Aim of the task.
Scan the lines and state how many carry "this". Leave out everything but the number.

Charts and diagrams as code.
## BEGIN

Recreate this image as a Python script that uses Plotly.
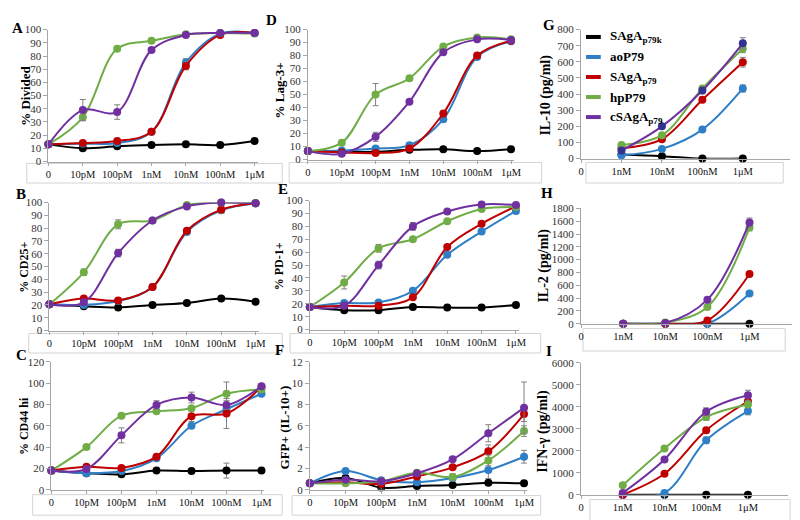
import plotly.graph_objects as go

DOSES7 = ["0", "10pM", "100pM", "1nM", "10nM", "100nM", "1μM"]
DOSES4 = ["0", "1nM", "10nM", "100nM", "1μM"]
SERIES = ["SAgA<sub>p79k</sub>", "aoP79", "SAgA<sub>p79</sub>", "hpP79", "cSAgA<sub>p79</sub>"]
COLORS = ["#000000", "#2e7fc6", "#c00000", "#70ad47", "#7030a0"]

# values per panel, series order = SERIES
divided = [[13, 10, 11.5, 12.5, 13, 12.5, 15.5],
           [13, 13.5, 14, 22.5, 75, 97, 97.5],
           [13, 14, 15.5, 22.5, 72.5, 96, 97.5],
           [13, 33.5, 85.5, 91.5, 96.5, 97.5, 97],
           [13, 39, 37.5, 84.5, 96, 97.5, 97.5]]
divided_err = [[0, 0, 0, 0, 0, 0, 0], [0, 0, 0, 0, 3, 0, 0], [0, 0, 0, 0, 3, 0, 0],
               [0, 2.5, 0, 0, 0, 0, 0], [0, 8, 5.5, 0, 0, 0, 0]]
lag3 = [[6.5, 6, 6, 7.5, 8, 6.5, 8],
        [6.5, 7, 8.5, 11, 31, 79, 91],
        [6.5, 5.5, 5, 8.5, 35.5, 80, 91.5],
        [6.5, 13, 50, 62.5, 87, 94, 92.5],
        [6.5, 4.5, 17.5, 44.5, 82.5, 92.5, 92]]
lag3_err = [[0] * 7, [0] * 7, [0] * 7, [0, 0, 8.5, 0, 0, 0, 0], [0, 0, 3.5, 0, 0, 0, 0]]
il10 = [[25, 15, 0, 0],
        [20, 60, 180, 435],
        [65, 120, 365, 598],
        [85, 145, 435, 682],
        [50, 200, 422, 715]]
il10_err = [[0, 0, 0, 0], [0, 0, 10, 22], [0, 0, 18, 30], [0, 0, 15, 25], [0, 0, 20, 35]]
cd25 = [[20.5, 19, 18, 20, 21.5, 25, 22.5],
        [20.5, 20, 23, 34, 77, 94, 99.5],
        [20.5, 25, 23.5, 34, 78, 94.5, 99.5],
        [20.5, 45.5, 83, 86, 98, 100, 99.5],
        [20.5, 22, 60.5, 86, 97, 100, 99.5]]
cd25_err = [[0] * 7, [0] * 7, [0, 0, 0, 0, 0, 3, 0], [0, 2.5, 3.5, 0, 0, 0, 0], [0, 0, 3, 0, 0, 0, 0]]
pd1 = [[17.5, 15, 15, 17.5, 17, 17, 19],
       [17.5, 20.5, 21, 30, 58, 76, 92],
       [17.5, 18.5, 18.5, 25, 64, 82, 95.5],
       [17.5, 36.5, 63, 70, 84, 93.5, 95],
       [17.5, 18.5, 50, 80, 91.5, 97, 96.5]]
pd1_err = [[0] * 7, [0, 0, 0, 0, 0, 0, 2], [0] * 7, [0, 5, 3, 0, 0, 0, 0], [0, 0, 3, 3, 0, 0, 0]]
il2 = [[0, 0, 0, 0],
       [0, 0, 0, 470],
       [0, 0, 50, 775],
       [0, 20, 260, 1500],
       [0, 10, 375, 1580]]
il2_err = [[0, 0, 0, 0], [0, 0, 0, 15], [0, 0, 0, 20], [0, 0, 0, 50], [0, 0, 0, 70]]
cd44 = [[18, 15.5, 14.5, 18, 17.5, 18, 18],
        [18, 15.5, 17.5, 29.5, 60, 75.5, 90],
        [18, 21.5, 20.5, 31, 69, 71.5, 96.5],
        [18, 40, 69.5, 73.5, 76.5, 90, 94],
        [18, 19.5, 51, 79.5, 86.5, 79.5, 97]]
cd44_err = [[0, 0, 0, 0, 0, 7, 0], [0] * 7, [0, 0, 0, 0, 5, 14, 0],
            [0, 2, 0, 0, 0, 11, 0], [0, 0, 7, 4, 5, 4, 0]]
gfp = [[0.6, 1.1, 0.2, 0.35, 0.45, 0.65, 0.6],
       [0.6, 1.75, 0.9, 0.7, 1.1, 1.85, 3.1],
       [0.6, 0.7, 0.55, 1.25, 2.1, 3.6, 7.1],
       [0.6, 0.6, 0.8, 1.6, 1.2, 2.75, 5.5],
       [0.6, 0.95, 0.8, 1.55, 2.85, 5.3, 7.7]]
gfp_err = [[0, 0.6, 0, 0, 0, 0, 0], [0, 0, 0, 0, 0, 0.8, 0.6], [0, 0, 0.5, 0, 0, 0.6, 0.7],
           [0, 0, 0, 0, 0.3, 0.5, 0.5], [0, 0, 0, 0, 0, 0.8, 2.4]]
ifng = [[0, 0, 0, 0],
        [0, 80, 2470, 3800],
        [0, 950, 2930, 4250],
        [430, 2100, 3530, 4100],
        [80, 1600, 3770, 4520]]
ifng_err = [[0, 0, 0, 0], [0, 0, 150, 170], [0, 0, 120, 120], [0, 0, 150, 120], [0, 0, 180, 230]]

SERIF = "Liberation Serif"
W, H = 800, 520

# panel geometry (pixels): x0, step, xend, ybottom, ytop, ymax, dtick
panels = [
    dict(letter="A", title="% Divided", vals=divided, err=divided_err, cats=DOSES7, x0=38, step=34.83, xend=250,
         yb=151, yt=16, ymax=100, dt=10, box=(16, 153, 275, 173), let=(7, 14), tt=(14, 84), ts=13),
    dict(letter="D", title="% Lag-3+", vals=lag3, err=lag3_err, cats=DOSES7, x0=301, step=34.33, xend=510,
         yb=149, yt=16, ymax=100, dt=10, box=(282, 152, 538, 173), let=(264, 6), tt=(272, 78), ts=13),
    dict(letter="G", title="IL-10 (pg/ml)", vals=il10, err=il10_err, cats=DOSES4, x0=578, step=41, xend=790,
         yb=148, yt=16, ymax=800, dt=100, box=(583, 152, 783, 173), let=(545, 11), tt=(543, 83), ts=14),
    dict(letter="B", title="% CD25+", vals=cd25, err=cd25_err, cats=DOSES7, x0=39, step=34.83, xend=251,
         yb=324, yt=193, ymax=100, dt=10, box=(18, 327, 275, 347), let=(10, 184), tt=(13, 259), ts=12),
    dict(letter="E", title="% PD-1+", vals=pd1, err=pd1_err, cats=DOSES7, x0=303, step=34.83, xend=515,
         yb=323, yt=191, ymax=100, dt=10, box=(283, 327, 537, 347), let=(276, 179), tt=(272, 258), ts=12),
    dict(letter="H", title="IL-2 (pg/ml)", vals=il2, err=il2_err, cats=DOSES4, x0=578, step=42.7, xend=793,
         yb=317, yt=199, ymax=1800, dt=200, box=(580, 322, 785, 345), let=(543, 183), tt=(540, 258), ts=14),
    dict(letter="C", title="% CD44 hi", vals=cd44, err=cd44_err, cats=DOSES7, x0=41, step=35.5, xend=257,
         yb=487, yt=356, ymax=120, dt=20, box=(22, 492, 275, 513), let=(11, 349), tt=(13, 422), ts=12),
    dict(letter="F", title="GFP+ (IL-10+)", vals=gfp, err=gfp_err, cats=DOSES7, x0=303, step=36.2, xend=523,
         yb=487, yt=356, ymax=12, dt=2, box=(285, 493, 537, 513), let=(272, 344), tt=(277, 423), ts=13),
    dict(letter="I", title="IFN-γ (pg/ml)", vals=ifng, err=ifng_err, cats=DOSES4, x0=578, step=42.3, xend=788,
         yb=492, yt=357, ymax=6000, dt=1000, box=(587, 497, 790, 522), let=(545, 345), tt=(540, 427), ts=14),
]

fig = go.Figure()
layout = dict(width=W, height=H, margin=dict(l=0, r=0, t=0, b=0), showlegend=False,
              plot_bgcolor="white", paper_bgcolor="white", font=dict(family=SERIF, size=11, color="#222"))
shapes = []
annotations = []

for i, p in enumerate(panels):
    k = "" if i == 0 else str(i + 1)
    xa, ya = "x" + k, "y" + k
    ncat = len(p["cats"])
    offset = 0 if ncat == 7 else 1
    xs = list(range(offset, offset + len(p["vals"][0])))
    for s in range(5):
        mcol = COLORS[s]
        if p["letter"] == "G" and s == 4:
            mcol = "#33338f"
        fig.add_trace(go.Scatter(
            x=xs, y=p["vals"][s], xaxis=xa, yaxis=ya, mode="lines+markers",
            line=dict(color=COLORS[s], width=2, shape="spline", smoothing=1.0),
            marker=dict(color=mcol, size=8),
            error_y=dict(type="data", array=p["err"][s], color="#808080", thickness=1, width=3),
            cliponaxis=False, name=SERIES[s]))
    xmax = (p["xend"] - p["x0"]) / p["step"]
    layout["xaxis" + k] = dict(
        domain=[p["x0"] / W, p["xend"] / W], anchor=ya, range=[0, xmax],
        tickvals=list(range(ncat)), ticktext=p["cats"], showline=True, linecolor="#a6a6a6",
        linewidth=1, ticks="outside", ticklen=3, tickcolor="#a6a6a6", showgrid=False, zeroline=False,
        tickfont=dict(family=SERIF, size=10.5, color="#111"), fixedrange=True)
    layout["yaxis" + k] = dict(
        domain=[1 - p["yb"] / H, 1 - p["yt"] / H], anchor=xa, range=[0, p["ymax"]], dtick=p["dt"],
        tick0=0, showline=True, linecolor="#a6a6a6", linewidth=1, ticks="outside", ticklen=4,
        tickcolor="#a6a6a6", showgrid=False, zeroline=False,
        tickfont=dict(family=SERIF, size=11, color="#333"), fixedrange=True)
    bx0, by0, bx1, by1 = p["box"]
    shapes.append(dict(type="rect", xref="paper", yref="paper", x0=bx0 / W, x1=bx1 / W,
                       y0=1 - by1 / H, y1=1 - by0 / H, line=dict(color="#d4d4d4", width=1), layer="below"))
    annotations.append(dict(text="<b>%s</b>" % p["letter"], xref="paper", yref="paper",
                            x=p["let"][0] / W, y=1 - p["let"][1] / H, showarrow=False,
                            xanchor="center", yanchor="middle", font=dict(family=SERIF, size=15, color="#000")))
    annotations.append(dict(text="<b>%s</b>" % p["title"], xref="paper", yref="paper",
                            x=p["tt"][0] / W, y=1 - p["tt"][1] / H, showarrow=False, textangle=-90,
                            xanchor="center", yanchor="middle", font=dict(family=SERIF, size=p["ts"], color="#000")))

# legend drawn inside panel G
LEG_Y = [23.5, 44, 64.5, 85, 105.5]
for s in range(5):
    shapes.append(dict(type="line", xref="paper", yref="paper", x0=583 / W, x1=598 / W,
                       y0=1 - LEG_Y[s] / H, y1=1 - LEG_Y[s] / H, line=dict(color=COLORS[s], width=4)))
    annotations.append(dict(text="<b>%s</b>" % SERIES[s], xref="paper", yref="paper",
                            x=605 / W, y=1 - LEG_Y[s] / H, showarrow=False, xanchor="left", yanchor="middle",
                            font=dict(family=SERIF, size=13, color="#000")))

layout["shapes"] = shapes
layout["annotations"] = annotations
fig.update_layout(**layout)
fig.write_html("out.html")
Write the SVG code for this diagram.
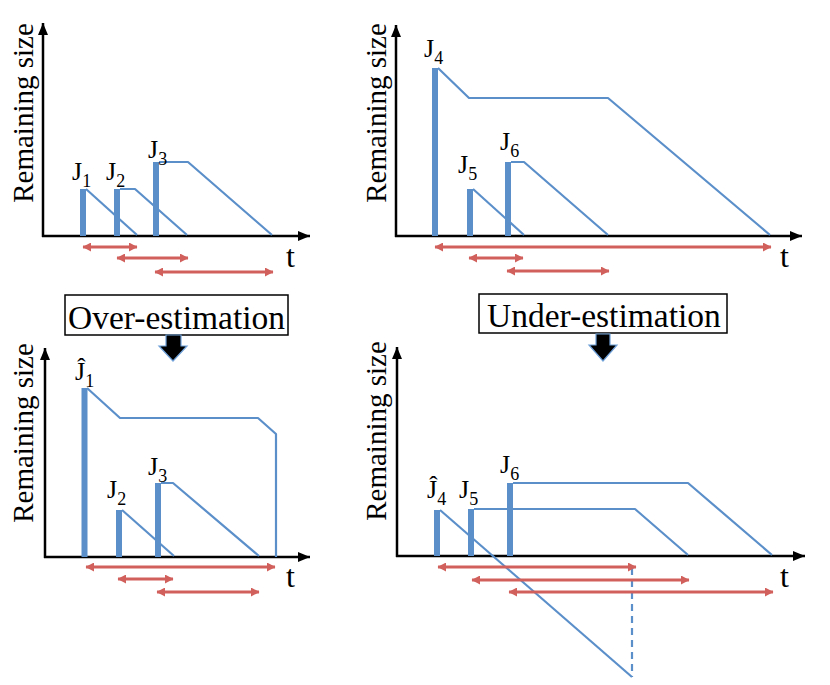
<svg xmlns="http://www.w3.org/2000/svg" width="830" height="685" viewBox="0 0 830 685">
<style>
  text { font-family: "Liberation Serif", "Times New Roman", serif; fill: #000; }
  .axis { stroke: #000; stroke-width: 2.5; fill: none; }
  .bar { stroke: #5b8fca; stroke-width: 6; fill: none; }
  .line { stroke: #5b8fca; stroke-width: 2.2; fill: none; stroke-linejoin: round; }
  .dash { stroke: #5b8fca; stroke-width: 2.2; fill: none; stroke-dasharray: 7 5; }
  .span { stroke: #d1605c; stroke-width: 3; fill: none; marker-start: url(#rh); marker-end: url(#rh); }
  .ylab { font-size: 29px; }
  .tlab { font-size: 32px; }
  .jl { font-size: 26px; }
  .sub { font-size: 18px; }
  .box { fill: #fff; stroke: #000; stroke-width: 1.5; }
  .btxt { font-size: 33.5px; }
  .down { fill: #000; stroke: #6fa0d8; stroke-width: 1.2; }
</style>
<defs>
  <marker id="ax" markerUnits="userSpaceOnUse" markerWidth="13" markerHeight="11" refX="12" refY="5" orient="auto">
    <path d="M0,0 L12,5 L0,10 z" fill="#000"/>
  </marker>
  <marker id="rh" markerUnits="userSpaceOnUse" markerWidth="9" markerHeight="9" refX="8" refY="4.5" orient="auto-start-reverse">
    <path d="M0,0 L8.5,4.5 L0,9 z" fill="#d1605c"/>
  </marker>
</defs>

<!-- Top-left panel -->
<g id="panel-tl">
  <g id="tl-axes">
    <line class="axis" x1="43" y1="237" x2="43" y2="23" marker-end="url(#ax)"/>
    <line class="axis" x1="42" y1="236" x2="310" y2="236" marker-end="url(#ax)"/>
    <text class="ylab" transform="translate(33,113) rotate(-90)" text-anchor="middle">Remaining size</text>
    <text class="tlab" x="286" y="267">t</text>
  </g>
  <g id="tl-j1">
    <line class="bar" x1="83" y1="236" x2="83" y2="189"/>
    <polyline class="line" points="86,189 137,235"/>
    <text class="jl" x="72" y="180">J<tspan class="sub" dy="7">1</tspan></text>
  </g>
  <g id="tl-j2">
    <line class="bar" x1="117" y1="236" x2="117" y2="189"/>
    <polyline class="line" points="120,189 135,189 187,235"/>
    <text class="jl" x="106" y="180">J<tspan class="sub" dy="7">2</tspan></text>
  </g>
  <g id="tl-j3">
    <line class="bar" x1="156" y1="236" x2="156" y2="162"/>
    <polyline class="line" points="159,162 188,162 272,235"/>
    <text class="jl" x="148" y="158">J<tspan class="sub" dy="7">3</tspan></text>
  </g>
</g>

<!-- Top-right panel -->
<g id="panel-tr">
  <g id="tr-axes">
    <line class="axis" x1="396" y1="237" x2="396" y2="25" marker-end="url(#ax)"/>
    <line class="axis" x1="395" y1="236" x2="802" y2="236" marker-end="url(#ax)"/>
    <text class="ylab" transform="translate(386,113) rotate(-90)" text-anchor="middle">Remaining size</text>
    <text class="tlab" x="780" y="267">t</text>
  </g>
  <g id="tr-j4">
    <line class="bar" x1="435" y1="236" x2="435" y2="68"/>
    <polyline class="line" points="438,68 469,98 608,98 770,235"/>
    <text class="jl" x="424" y="57">J<tspan class="sub" dy="7">4</tspan></text>
  </g>
  <g id="tr-j5">
    <line class="bar" x1="470" y1="236" x2="470" y2="189"/>
    <polyline class="line" points="473,189 524,235"/>
    <text class="jl" x="458" y="173">J<tspan class="sub" dy="7">5</tspan></text>
  </g>
  <g id="tr-j6">
    <line class="bar" x1="508" y1="236" x2="508" y2="162"/>
    <polyline class="line" points="511,162 524,162 608,235"/>
    <text class="jl" x="500" y="150">J<tspan class="sub" dy="7">6</tspan></text>
  </g>
</g>

<!-- Bottom-left panel -->
<g id="panel-bl">
  <g id="over-estimation">
    <rect class="box" x="65" y="295" width="223" height="40"/>
    <text class="btxt" x="68" y="329">Over-estimation</text>
  </g>
  <g id="bl-axes">
    <line class="axis" x1="45" y1="558" x2="45" y2="348" marker-end="url(#ax)"/>
    <line class="axis" x1="44" y1="557" x2="310" y2="557" marker-end="url(#ax)"/>
    <text class="ylab" transform="translate(33,433) rotate(-90)" text-anchor="middle">Remaining size</text>
    <text class="tlab" x="286" y="587">t</text>
  </g>
  <g id="bl-j1">
    <line class="bar" x1="84.5" y1="557" x2="84.5" y2="388"/>
    <polyline class="line" points="87,388 120,418 258,418 276,434 276,557"/>
    <text class="jl" x="75" y="380">Ĵ<tspan class="sub" dy="7">1</tspan></text>
  </g>
  <g id="bl-j2">
    <line class="bar" x1="119" y1="557" x2="119" y2="510"/>
    <polyline class="line" points="122,510 174,556"/>
    <text class="jl" x="107" y="498">J<tspan class="sub" dy="7">2</tspan></text>
  </g>
  <g id="bl-j3">
    <line class="bar" x1="158" y1="557" x2="158" y2="483"/>
    <polyline class="line" points="161,483 173,483 259,556"/>
    <text class="jl" x="148" y="475">J<tspan class="sub" dy="7">3</tspan></text>
  </g>
</g>

<!-- Bottom-right panel -->
<g id="panel-br">
  <g id="under-estimation">
    <rect class="box" x="479" y="294" width="248" height="39"/>
    <text class="btxt" x="487" y="327">Under-estimation</text>
  </g>
  <g id="br-axes">
    <line class="axis" x1="397" y1="557" x2="397" y2="347" marker-end="url(#ax)"/>
    <line class="axis" x1="396" y1="556" x2="805" y2="556" marker-end="url(#ax)"/>
    <text class="ylab" transform="translate(386,431) rotate(-90)" text-anchor="middle">Remaining size</text>
    <text class="tlab" x="780" y="587">t</text>
  </g>
  <g id="br-j4">
    <line class="bar" x1="437" y1="556" x2="437" y2="510"/>
    <polyline class="line" points="440,510 632,677"/>
    <line class="dash" x1="632" y1="568" x2="632" y2="677"/>
    <text class="jl" x="427" y="498">Ĵ<tspan class="sub" dy="7">4</tspan></text>
  </g>
  <g id="br-j5">
    <line class="bar" x1="471" y1="556" x2="471" y2="509"/>
    <polyline class="line" points="474,509 635,509 688,555"/>
    <text class="jl" x="459" y="498">J<tspan class="sub" dy="7">5</tspan></text>
  </g>
  <g id="br-j6">
    <line class="bar" x1="510" y1="556" x2="510" y2="483"/>
    <polyline class="line" points="513,483 688,483 772,555"/>
    <text class="jl" x="500" y="473">J<tspan class="sub" dy="7">6</tspan></text>
  </g>
</g>

<!-- Connectors: response-time spans and block arrows -->
<g id="connectors">
  <line class="span" x1="83" y1="247" x2="137" y2="247"/>
  <line class="span" x1="117" y1="258" x2="188" y2="258"/>
  <line class="span" x1="155" y1="272" x2="273" y2="272"/>

  <line class="span" x1="435" y1="247" x2="771" y2="247"/>
  <line class="span" x1="469" y1="258" x2="523" y2="258"/>
  <line class="span" x1="507" y1="271" x2="609" y2="271"/>

  <line class="span" x1="86" y1="567" x2="275" y2="567"/>
  <line class="span" x1="118" y1="579" x2="173" y2="579"/>
  <line class="span" x1="157" y1="592" x2="259" y2="592"/>

  <line class="span" x1="438" y1="567" x2="636" y2="567"/>
  <line class="span" x1="472" y1="580" x2="689" y2="580"/>
  <line class="span" x1="509" y1="592" x2="773" y2="592"/>

  <polygon class="down" points="166,335 181,335 181,346 187,346 173,361 159,346 166,346"/>
  <polygon class="down" points="596,334 610,334 610,345 617,345 603,361 589,345 596,345"/>
</g>
</svg>
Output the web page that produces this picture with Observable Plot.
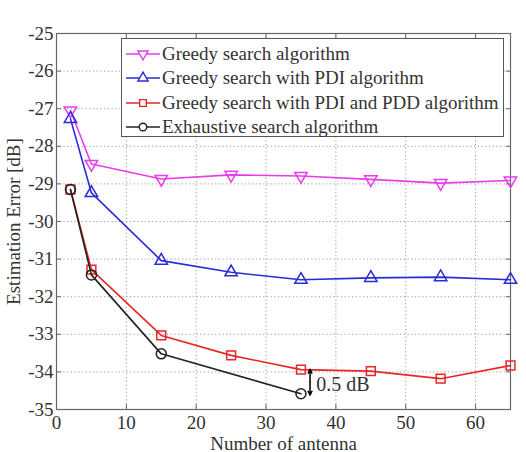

## END

Correct result.
3